START RECORDED DATA
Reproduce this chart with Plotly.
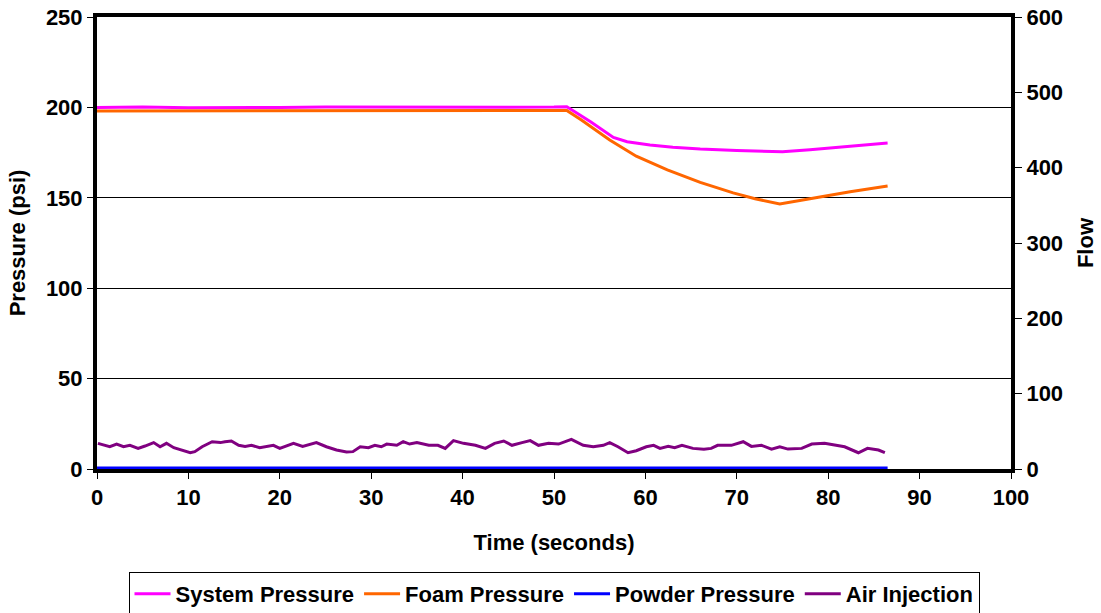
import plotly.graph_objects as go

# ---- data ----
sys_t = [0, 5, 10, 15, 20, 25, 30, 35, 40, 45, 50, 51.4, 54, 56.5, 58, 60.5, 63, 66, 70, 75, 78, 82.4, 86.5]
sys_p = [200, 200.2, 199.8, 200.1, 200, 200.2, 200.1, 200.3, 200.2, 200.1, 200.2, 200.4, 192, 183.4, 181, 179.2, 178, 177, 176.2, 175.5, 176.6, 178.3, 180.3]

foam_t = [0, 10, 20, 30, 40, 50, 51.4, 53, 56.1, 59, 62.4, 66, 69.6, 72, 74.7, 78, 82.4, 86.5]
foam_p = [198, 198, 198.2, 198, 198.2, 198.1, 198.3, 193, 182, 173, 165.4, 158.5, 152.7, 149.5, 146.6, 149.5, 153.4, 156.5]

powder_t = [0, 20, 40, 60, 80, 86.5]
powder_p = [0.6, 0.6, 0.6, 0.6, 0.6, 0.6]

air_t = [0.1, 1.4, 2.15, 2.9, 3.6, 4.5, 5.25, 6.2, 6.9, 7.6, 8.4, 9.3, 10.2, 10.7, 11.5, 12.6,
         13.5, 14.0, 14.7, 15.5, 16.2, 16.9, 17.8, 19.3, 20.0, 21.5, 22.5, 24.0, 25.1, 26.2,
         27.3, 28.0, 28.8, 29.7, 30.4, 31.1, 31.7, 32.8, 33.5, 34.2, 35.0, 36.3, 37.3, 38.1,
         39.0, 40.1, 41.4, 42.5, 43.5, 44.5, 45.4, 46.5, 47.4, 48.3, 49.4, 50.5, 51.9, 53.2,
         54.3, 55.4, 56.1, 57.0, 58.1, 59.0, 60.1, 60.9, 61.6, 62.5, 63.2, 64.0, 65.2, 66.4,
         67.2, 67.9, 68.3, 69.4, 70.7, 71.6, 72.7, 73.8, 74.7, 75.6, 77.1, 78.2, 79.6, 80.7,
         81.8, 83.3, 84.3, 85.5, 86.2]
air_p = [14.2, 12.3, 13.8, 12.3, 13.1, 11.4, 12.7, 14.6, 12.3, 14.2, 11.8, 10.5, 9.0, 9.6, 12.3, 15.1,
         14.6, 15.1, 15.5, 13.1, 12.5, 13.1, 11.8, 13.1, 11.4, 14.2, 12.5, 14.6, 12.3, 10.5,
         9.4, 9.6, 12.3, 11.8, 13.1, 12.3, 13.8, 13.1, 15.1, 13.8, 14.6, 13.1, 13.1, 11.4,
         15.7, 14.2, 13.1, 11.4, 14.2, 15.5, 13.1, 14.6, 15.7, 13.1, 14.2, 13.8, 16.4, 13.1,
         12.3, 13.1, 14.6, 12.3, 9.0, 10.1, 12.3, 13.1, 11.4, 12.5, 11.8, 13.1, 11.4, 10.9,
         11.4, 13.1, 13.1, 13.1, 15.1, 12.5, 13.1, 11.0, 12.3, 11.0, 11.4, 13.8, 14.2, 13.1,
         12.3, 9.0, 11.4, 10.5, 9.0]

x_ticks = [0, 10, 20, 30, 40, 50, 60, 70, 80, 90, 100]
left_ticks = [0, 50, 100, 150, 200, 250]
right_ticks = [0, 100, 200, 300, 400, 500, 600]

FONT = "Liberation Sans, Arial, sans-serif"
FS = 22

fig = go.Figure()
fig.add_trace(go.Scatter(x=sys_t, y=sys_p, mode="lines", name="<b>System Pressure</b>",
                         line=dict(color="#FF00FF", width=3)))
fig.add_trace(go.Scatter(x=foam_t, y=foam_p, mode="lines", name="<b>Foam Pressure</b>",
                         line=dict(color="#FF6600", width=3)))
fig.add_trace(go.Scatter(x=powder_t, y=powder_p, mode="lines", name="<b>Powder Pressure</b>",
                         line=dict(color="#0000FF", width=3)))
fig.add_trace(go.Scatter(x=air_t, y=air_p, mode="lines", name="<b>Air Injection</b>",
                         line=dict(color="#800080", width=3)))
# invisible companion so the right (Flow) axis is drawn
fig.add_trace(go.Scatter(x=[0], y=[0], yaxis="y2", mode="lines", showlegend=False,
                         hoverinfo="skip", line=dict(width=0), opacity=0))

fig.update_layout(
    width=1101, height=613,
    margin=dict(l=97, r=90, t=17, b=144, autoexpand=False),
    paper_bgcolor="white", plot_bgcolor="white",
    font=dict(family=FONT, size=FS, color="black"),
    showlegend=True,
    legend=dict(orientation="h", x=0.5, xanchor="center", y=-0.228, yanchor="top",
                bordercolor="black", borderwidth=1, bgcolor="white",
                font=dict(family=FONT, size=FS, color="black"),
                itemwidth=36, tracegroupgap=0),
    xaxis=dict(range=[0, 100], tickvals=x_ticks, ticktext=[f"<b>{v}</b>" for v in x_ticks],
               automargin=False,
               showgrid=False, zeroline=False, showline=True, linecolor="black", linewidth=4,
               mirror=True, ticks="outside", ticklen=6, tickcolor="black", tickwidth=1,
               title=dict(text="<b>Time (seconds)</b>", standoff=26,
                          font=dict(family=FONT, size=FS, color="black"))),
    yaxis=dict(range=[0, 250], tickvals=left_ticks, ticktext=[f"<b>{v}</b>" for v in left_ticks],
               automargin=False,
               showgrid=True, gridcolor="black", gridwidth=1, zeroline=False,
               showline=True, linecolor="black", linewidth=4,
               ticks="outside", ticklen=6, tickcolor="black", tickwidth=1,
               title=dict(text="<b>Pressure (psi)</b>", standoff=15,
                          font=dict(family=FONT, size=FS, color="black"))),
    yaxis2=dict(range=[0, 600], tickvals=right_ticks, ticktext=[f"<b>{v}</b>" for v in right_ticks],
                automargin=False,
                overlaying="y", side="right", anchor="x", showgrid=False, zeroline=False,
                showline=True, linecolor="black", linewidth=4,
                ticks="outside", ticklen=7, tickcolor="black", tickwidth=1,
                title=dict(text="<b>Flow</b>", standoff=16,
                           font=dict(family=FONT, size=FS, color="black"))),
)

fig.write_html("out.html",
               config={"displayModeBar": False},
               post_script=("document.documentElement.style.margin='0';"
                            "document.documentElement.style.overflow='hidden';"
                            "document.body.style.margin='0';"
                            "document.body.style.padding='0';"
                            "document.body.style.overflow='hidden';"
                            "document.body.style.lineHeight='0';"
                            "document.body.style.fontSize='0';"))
END RECORDED DATA
▶ [WHAT YOU NEED TO DO]
Leave the pictures out and please restate exactly the lines running from the start of the material through the one with "176.6, 178.3, 180.3]".

▶ [FINISHED TASK]
Reproduce this chart with Plotly.
import plotly.graph_objects as go

# ---- data ----
sys_t = [0, 5, 10, 15, 20, 25, 30, 35, 40, 45, 50, 51.4, 54, 56.5, 58, 60.5, 63, 66, 70, 75, 78, 82.4, 86.5]
sys_p = [200, 200.2, 199.8, 200.1, 200, 200.2, 200.1, 200.3, 200.2, 200.1, 200.2, 200.4, 192, 183.4, 181, 179.2, 178, 177, 176.2, 175.5, 176.6, 178.3, 180.3]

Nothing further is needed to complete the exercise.